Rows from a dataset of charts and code
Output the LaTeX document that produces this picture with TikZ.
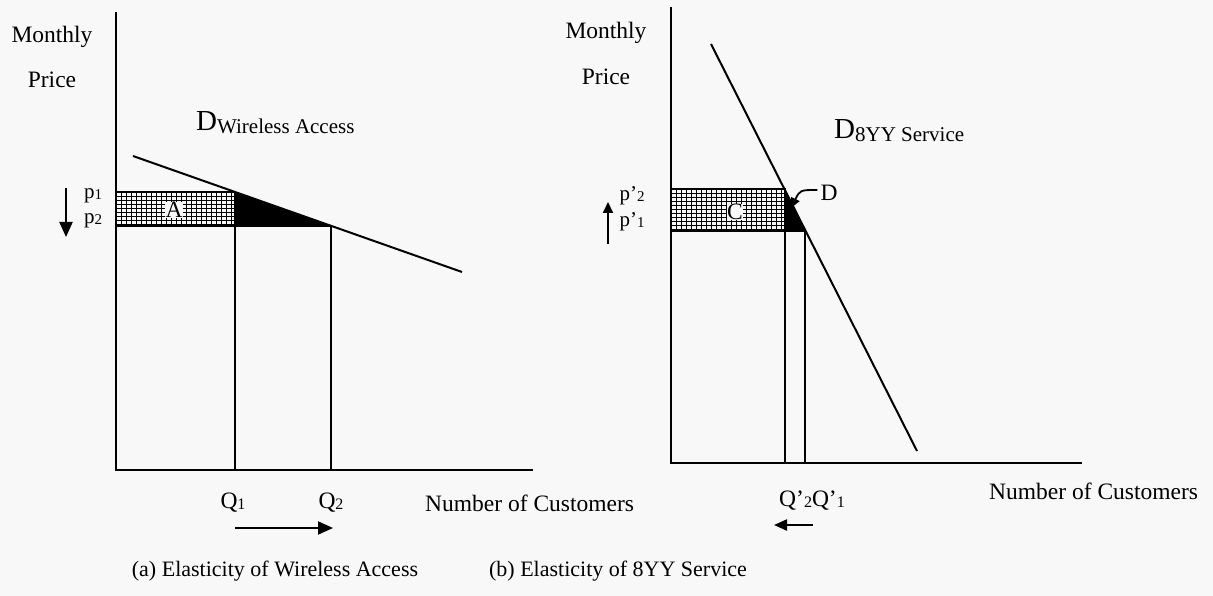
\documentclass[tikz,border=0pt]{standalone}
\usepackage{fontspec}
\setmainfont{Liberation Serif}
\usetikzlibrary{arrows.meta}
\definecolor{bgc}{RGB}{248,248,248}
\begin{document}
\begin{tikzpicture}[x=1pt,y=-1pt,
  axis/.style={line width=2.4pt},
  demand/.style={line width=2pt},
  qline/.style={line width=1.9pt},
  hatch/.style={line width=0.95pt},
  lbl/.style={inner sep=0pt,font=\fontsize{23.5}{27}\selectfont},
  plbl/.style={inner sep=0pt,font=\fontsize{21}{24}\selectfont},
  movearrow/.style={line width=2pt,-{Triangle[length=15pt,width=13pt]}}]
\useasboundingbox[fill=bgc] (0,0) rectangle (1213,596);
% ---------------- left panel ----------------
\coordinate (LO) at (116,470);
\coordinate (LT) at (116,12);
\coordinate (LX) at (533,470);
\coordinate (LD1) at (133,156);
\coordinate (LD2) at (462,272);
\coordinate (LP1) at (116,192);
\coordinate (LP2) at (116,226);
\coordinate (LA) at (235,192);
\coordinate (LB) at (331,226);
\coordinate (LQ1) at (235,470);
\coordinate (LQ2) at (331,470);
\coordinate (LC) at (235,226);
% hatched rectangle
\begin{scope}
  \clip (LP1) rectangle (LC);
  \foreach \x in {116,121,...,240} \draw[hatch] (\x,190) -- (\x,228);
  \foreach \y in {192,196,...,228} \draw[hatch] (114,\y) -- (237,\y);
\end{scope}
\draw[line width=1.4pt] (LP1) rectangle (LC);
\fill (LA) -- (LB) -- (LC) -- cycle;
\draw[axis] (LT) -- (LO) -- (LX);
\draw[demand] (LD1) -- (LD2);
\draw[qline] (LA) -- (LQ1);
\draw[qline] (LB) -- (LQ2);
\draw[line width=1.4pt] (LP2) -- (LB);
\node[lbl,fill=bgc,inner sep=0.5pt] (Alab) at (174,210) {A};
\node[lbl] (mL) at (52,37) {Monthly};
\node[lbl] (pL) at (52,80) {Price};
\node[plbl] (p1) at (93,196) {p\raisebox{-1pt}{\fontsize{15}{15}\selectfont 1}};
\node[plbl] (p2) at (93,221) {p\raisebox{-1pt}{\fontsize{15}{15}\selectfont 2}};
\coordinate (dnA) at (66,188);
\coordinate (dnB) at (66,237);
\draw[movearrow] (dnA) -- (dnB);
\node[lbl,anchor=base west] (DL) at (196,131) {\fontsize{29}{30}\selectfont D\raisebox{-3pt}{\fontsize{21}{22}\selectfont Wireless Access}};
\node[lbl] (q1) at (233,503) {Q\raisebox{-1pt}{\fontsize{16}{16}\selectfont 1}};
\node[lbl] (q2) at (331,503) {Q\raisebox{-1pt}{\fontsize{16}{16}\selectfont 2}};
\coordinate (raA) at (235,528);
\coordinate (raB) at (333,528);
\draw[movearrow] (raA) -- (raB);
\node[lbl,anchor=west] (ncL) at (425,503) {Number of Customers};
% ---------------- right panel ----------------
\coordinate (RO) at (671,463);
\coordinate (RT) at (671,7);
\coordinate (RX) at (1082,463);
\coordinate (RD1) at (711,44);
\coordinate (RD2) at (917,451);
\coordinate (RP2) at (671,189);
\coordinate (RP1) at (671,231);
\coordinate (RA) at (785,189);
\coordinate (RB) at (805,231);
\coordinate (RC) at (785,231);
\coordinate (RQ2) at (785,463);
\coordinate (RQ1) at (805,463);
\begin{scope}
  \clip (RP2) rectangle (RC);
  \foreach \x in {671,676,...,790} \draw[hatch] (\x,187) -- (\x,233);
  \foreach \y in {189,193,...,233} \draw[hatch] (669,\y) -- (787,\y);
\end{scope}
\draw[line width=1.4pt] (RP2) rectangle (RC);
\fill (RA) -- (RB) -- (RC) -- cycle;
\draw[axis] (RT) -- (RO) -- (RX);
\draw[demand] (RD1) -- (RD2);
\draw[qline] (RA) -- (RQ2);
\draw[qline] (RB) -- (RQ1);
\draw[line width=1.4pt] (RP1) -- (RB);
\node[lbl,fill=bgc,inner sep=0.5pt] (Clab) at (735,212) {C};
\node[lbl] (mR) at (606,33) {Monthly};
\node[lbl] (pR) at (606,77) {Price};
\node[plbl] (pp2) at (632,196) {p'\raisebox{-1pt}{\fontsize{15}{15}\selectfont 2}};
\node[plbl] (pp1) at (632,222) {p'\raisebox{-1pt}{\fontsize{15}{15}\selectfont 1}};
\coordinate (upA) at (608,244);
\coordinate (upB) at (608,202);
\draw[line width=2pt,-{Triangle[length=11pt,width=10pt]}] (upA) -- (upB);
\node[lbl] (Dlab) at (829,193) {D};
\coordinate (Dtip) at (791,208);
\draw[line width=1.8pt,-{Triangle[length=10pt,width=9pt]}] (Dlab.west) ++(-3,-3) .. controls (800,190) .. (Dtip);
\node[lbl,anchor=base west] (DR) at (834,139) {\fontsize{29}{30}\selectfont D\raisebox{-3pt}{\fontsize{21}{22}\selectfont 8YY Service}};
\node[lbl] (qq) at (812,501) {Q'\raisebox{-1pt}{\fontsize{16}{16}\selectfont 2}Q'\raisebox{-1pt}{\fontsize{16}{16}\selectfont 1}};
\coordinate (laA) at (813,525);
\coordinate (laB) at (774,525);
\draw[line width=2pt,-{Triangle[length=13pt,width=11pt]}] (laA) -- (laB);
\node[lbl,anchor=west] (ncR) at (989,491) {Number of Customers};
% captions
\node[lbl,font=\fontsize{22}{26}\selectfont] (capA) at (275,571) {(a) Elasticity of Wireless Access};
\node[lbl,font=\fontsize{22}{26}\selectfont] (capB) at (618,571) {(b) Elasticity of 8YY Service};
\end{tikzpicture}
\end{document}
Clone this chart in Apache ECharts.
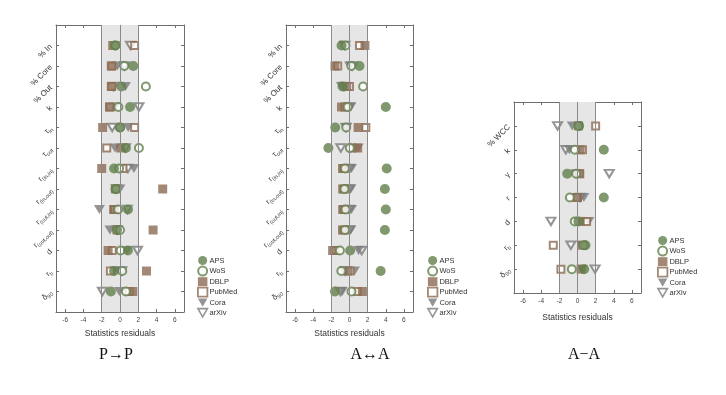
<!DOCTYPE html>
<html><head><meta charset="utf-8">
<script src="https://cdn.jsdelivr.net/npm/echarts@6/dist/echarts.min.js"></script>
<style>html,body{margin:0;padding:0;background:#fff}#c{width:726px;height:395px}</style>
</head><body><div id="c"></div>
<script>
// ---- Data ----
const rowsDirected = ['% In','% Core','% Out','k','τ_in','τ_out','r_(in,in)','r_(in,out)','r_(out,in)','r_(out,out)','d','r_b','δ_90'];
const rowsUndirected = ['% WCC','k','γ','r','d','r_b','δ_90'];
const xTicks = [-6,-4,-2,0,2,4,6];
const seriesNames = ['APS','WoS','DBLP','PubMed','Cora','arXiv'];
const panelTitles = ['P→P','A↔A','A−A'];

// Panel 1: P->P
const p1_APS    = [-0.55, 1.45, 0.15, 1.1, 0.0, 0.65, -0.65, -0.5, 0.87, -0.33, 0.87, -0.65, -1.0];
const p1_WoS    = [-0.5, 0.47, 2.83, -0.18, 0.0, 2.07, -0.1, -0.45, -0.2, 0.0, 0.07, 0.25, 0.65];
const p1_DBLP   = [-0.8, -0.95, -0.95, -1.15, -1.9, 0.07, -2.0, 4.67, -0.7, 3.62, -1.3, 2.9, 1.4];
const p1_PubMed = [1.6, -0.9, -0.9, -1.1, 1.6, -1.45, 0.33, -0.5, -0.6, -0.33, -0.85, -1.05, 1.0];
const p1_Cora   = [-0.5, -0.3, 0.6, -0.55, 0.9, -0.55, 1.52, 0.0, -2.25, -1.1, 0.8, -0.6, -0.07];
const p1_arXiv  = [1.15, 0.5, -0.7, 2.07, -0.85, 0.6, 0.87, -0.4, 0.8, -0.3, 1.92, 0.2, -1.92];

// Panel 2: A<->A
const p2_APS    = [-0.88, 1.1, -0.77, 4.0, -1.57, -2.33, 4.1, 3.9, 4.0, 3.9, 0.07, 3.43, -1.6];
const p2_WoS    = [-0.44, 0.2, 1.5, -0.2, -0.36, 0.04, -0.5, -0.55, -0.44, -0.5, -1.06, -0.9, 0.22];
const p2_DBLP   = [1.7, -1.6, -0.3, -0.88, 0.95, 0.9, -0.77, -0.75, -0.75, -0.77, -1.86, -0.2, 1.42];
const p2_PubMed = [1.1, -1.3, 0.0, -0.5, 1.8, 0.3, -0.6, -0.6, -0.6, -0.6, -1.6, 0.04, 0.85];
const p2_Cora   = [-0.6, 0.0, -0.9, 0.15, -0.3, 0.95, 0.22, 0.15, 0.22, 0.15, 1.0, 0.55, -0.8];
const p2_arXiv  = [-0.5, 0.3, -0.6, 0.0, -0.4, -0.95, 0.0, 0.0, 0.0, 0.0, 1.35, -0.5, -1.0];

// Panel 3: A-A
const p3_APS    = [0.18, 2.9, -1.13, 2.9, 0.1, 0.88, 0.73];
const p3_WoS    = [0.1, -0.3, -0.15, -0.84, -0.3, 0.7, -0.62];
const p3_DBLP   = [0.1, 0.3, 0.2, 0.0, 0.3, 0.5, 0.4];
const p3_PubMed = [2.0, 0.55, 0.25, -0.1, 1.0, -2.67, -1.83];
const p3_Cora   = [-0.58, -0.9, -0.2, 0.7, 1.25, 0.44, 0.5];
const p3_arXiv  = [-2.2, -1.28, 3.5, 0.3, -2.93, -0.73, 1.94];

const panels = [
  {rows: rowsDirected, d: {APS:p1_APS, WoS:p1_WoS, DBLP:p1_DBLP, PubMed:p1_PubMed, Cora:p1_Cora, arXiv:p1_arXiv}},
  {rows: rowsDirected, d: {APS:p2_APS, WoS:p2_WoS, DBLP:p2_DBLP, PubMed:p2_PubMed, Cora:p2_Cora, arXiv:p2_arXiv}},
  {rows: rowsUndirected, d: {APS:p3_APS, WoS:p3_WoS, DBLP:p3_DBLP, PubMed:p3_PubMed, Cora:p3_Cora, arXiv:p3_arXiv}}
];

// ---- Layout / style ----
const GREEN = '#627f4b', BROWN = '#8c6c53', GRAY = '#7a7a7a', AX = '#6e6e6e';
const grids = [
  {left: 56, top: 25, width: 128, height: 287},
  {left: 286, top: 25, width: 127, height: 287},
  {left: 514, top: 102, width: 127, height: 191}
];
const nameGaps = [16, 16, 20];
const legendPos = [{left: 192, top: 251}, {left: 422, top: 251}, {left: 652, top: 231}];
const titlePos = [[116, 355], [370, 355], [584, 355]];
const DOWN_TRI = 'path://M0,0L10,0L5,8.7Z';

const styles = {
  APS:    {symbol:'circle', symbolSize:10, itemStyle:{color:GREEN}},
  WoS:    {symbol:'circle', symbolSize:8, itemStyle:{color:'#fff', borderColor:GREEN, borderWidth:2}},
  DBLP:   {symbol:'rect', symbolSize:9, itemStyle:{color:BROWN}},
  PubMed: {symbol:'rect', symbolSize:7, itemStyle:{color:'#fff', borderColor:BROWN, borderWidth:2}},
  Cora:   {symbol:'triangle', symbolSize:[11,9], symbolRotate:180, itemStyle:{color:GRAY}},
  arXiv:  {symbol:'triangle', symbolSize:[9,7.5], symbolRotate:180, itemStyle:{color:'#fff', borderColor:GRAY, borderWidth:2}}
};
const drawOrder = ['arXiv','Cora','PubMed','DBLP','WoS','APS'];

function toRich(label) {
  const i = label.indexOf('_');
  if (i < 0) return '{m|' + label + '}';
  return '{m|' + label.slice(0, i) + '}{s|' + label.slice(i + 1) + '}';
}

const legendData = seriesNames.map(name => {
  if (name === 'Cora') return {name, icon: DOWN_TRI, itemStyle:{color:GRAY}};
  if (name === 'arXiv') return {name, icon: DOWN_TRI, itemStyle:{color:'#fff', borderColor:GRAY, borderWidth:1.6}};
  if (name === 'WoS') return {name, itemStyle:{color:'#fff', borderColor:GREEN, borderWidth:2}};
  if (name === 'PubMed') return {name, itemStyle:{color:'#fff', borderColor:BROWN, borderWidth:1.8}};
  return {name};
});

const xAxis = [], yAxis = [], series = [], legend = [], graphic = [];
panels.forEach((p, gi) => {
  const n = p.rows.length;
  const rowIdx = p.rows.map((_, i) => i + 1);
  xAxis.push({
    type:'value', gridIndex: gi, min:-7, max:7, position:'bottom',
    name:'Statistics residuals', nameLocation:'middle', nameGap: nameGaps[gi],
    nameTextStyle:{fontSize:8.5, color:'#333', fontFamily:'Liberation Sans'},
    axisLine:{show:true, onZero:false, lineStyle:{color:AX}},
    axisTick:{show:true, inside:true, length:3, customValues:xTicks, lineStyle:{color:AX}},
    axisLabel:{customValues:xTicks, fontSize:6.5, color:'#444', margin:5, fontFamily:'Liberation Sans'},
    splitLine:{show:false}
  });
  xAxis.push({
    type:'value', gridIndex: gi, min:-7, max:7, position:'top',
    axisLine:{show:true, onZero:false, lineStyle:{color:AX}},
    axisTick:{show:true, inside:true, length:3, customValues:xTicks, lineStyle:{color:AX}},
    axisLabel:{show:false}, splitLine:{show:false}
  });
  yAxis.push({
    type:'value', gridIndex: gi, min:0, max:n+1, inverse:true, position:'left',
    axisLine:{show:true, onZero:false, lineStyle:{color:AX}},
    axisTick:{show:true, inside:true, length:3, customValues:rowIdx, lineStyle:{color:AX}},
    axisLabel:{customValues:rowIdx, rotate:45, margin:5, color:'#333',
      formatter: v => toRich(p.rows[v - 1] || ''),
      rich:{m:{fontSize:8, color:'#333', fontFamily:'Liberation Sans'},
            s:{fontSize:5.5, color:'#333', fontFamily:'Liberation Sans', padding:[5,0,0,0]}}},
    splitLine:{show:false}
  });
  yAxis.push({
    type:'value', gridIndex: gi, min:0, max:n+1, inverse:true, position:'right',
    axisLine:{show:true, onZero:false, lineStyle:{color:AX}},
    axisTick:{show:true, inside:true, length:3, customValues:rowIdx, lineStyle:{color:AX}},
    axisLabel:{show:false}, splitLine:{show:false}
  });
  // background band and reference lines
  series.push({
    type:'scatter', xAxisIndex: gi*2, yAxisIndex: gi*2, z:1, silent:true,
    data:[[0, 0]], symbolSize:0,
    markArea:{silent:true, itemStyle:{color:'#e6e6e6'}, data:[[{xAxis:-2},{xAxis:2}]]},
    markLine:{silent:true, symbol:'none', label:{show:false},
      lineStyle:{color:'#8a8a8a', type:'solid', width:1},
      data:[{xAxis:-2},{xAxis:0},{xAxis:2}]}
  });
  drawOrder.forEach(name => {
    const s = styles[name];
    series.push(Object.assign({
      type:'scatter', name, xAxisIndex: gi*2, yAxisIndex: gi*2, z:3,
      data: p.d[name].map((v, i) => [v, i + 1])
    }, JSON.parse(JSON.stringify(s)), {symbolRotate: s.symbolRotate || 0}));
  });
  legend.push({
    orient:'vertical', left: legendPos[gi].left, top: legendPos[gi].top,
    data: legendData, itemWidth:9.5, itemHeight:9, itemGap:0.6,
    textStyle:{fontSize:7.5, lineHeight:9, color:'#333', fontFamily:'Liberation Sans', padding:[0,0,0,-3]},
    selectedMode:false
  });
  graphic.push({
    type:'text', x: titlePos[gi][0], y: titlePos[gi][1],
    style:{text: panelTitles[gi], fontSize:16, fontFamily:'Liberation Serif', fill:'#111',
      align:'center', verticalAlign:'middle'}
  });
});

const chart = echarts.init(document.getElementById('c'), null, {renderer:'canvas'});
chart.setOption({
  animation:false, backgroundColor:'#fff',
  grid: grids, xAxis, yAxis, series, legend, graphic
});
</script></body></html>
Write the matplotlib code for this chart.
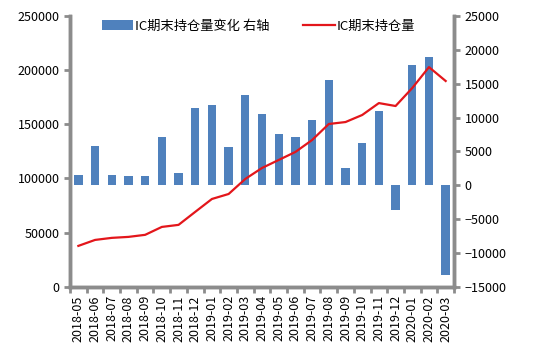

WHAT THE TASK REQUIRES: Search the material above for "this". Pull out each line where it shows up.

RESULT OF THE TASK:
Output the LaTeX document that produces this picture with TikZ.
Clone this chart in Apache ECharts.
Write the matplotlib code for this chart.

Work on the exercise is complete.